Opinion: ‘Poison in every puff’

Photo/Health Canada/The Canadian Press via AP / This image provided by Health Canada shows the final wording of six separate warnings that will be printed directly on individual cigarettes as Canada becomes the first in the world to take that step aimed at helping people quit the habit. The regulations take effect Aug. 1.

Imagine a man trying to suavely smoke in front of a woman — with the words "cigarettes cause impotence" stamped along the length of the actual cigarette.

Other health effects of smoking are more dire, of course, and Canadian smokers will soon see descriptions of half a dozen of them. Canada has announced it will require that and other warnings to be printed (in capital letters) on cigarette packaging and individual cigarettes. It's a creative way of reminding smokers of the dangers they're courting with literally every breath they take.

Among the messages that will be on each cigarette starting in early 2024: "Cigarettes cause cancer," "Cigarettes cause leukemia," "Cigarettes damage your organs," "Tobacco harms children," and the especially catchy "Poison in every puff."

"This bold step will make health warning messages virtually unavoidable," said Canadian health official Carolyn Bennett, according to The Washington Post. The labels, she said, "will provide a real and startling reminder of the health consequences of smoking."

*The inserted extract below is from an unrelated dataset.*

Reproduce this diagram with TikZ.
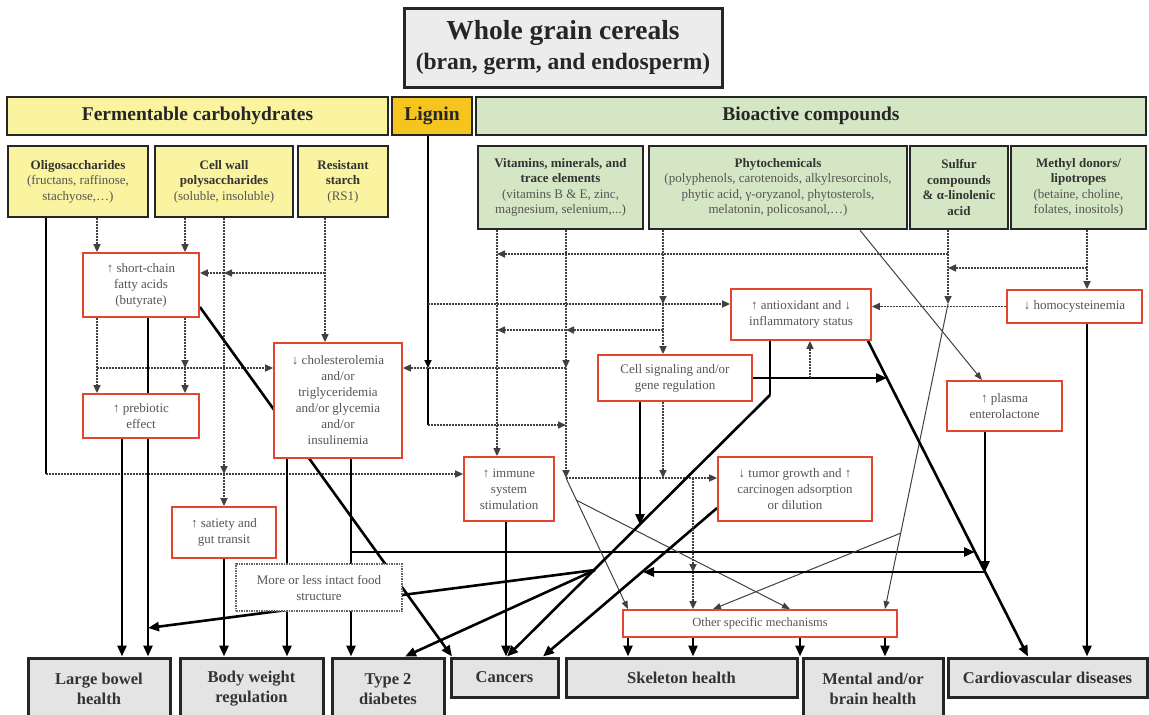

For years the U.S. has lagged behind its northern neighbor in confronting the dangers of tobacco. Since 2021, Canada has required manufacturers to print graphic images of the health impacts of smoking on their packaging — think, a bald, dying woman — and later prevented manufacturers from using brightly colored packaging to distract from the messages.

U.S. regulators, meanwhile, didn't even try to impose rules like that on the impotence sticks ... er, cancer sticks ... until 2020, and it's been tied up in court since.